[Goal]: Take each line containing "chart" and report it exactly as written.

— Begin Source excerpt —

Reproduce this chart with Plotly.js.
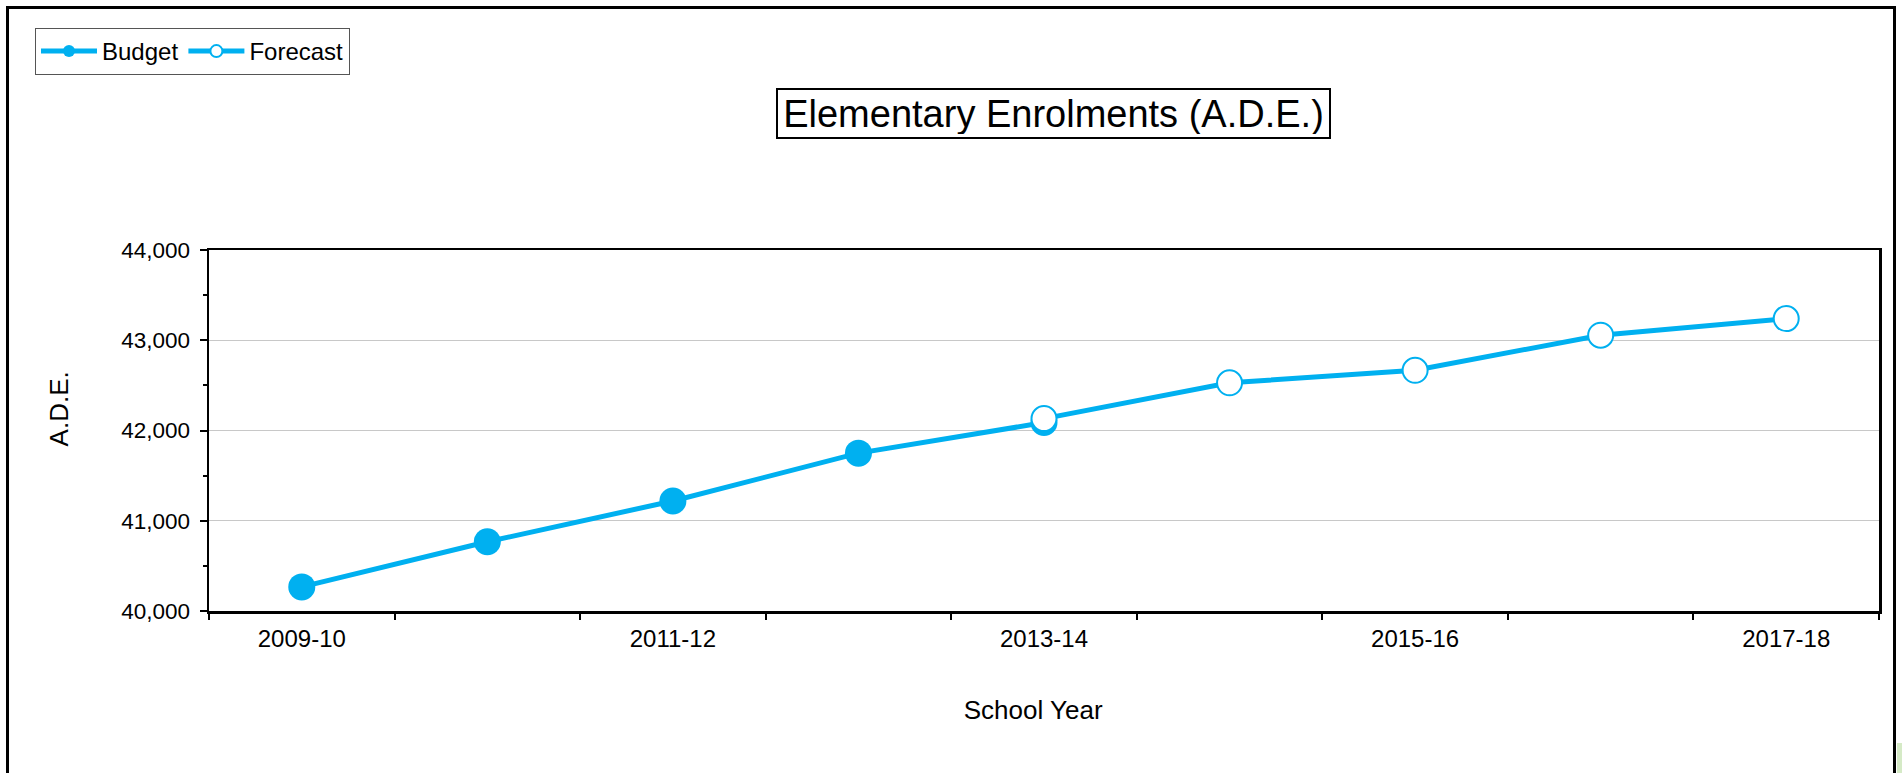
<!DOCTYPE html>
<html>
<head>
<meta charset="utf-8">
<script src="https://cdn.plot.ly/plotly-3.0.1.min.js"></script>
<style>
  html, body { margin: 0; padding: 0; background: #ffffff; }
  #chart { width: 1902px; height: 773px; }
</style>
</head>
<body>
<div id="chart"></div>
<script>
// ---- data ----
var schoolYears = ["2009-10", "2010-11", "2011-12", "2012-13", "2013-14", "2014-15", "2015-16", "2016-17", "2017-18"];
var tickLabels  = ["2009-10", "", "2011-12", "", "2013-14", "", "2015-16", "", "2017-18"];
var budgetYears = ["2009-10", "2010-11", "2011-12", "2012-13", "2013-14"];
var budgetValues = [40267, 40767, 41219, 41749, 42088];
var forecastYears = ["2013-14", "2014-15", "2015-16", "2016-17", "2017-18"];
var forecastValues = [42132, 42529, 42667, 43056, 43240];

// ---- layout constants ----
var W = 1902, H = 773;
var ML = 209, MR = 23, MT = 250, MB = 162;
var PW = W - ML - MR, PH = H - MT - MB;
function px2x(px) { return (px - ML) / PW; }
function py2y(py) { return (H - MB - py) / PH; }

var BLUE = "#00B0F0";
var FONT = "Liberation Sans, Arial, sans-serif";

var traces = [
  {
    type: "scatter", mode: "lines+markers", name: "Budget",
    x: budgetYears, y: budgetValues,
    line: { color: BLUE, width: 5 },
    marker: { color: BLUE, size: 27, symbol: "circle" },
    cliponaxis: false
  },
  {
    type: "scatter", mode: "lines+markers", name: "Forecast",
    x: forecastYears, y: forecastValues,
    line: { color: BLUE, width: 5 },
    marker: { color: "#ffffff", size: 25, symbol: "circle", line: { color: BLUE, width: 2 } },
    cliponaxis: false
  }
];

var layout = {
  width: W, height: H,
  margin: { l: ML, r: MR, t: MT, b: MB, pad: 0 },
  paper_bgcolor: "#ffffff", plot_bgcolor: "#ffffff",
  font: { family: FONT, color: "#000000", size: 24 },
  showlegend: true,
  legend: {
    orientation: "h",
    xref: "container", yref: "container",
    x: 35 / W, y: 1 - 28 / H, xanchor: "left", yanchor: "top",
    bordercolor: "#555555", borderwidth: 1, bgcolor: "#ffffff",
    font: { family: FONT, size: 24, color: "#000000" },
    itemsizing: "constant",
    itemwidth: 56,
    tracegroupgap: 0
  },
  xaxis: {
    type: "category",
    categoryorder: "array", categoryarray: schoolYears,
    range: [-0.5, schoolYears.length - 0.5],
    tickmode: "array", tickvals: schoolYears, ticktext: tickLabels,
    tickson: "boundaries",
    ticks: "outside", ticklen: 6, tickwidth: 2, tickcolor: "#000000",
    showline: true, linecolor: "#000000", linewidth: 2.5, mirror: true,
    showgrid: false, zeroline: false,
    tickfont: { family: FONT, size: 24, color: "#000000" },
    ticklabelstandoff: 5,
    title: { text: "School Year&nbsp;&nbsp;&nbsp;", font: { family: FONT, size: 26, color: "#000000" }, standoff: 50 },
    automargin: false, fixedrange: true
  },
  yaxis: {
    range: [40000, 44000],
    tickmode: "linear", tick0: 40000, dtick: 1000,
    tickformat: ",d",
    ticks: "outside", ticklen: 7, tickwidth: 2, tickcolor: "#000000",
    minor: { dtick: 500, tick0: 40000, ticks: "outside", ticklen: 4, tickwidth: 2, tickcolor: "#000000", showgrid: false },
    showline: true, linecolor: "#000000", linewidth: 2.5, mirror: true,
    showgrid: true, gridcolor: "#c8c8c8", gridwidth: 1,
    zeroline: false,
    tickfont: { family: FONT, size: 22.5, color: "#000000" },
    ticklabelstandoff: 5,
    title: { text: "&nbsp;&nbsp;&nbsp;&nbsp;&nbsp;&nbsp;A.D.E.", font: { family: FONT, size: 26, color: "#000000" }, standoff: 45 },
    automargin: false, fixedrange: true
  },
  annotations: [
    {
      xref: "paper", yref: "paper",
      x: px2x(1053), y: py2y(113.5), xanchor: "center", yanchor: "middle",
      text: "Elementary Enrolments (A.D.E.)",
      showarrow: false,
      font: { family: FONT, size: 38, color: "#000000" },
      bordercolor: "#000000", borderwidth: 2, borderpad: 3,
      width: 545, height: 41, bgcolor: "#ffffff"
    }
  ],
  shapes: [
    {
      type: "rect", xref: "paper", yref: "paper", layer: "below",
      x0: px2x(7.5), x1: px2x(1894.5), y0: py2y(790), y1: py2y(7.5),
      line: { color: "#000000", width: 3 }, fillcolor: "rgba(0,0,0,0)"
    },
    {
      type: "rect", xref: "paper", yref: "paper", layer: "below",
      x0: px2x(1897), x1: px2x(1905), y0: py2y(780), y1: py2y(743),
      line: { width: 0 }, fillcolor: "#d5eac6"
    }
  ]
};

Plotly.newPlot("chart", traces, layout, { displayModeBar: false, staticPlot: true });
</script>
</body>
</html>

— End Source excerpt —

[Correct response]:
Reproduce this chart with Plotly.js.
  #chart { width: 1902px; height: 773px; }
<div id="chart"></div>
Plotly.newPlot("chart", traces, layout, { displayModeBar: false, staticPlot: true });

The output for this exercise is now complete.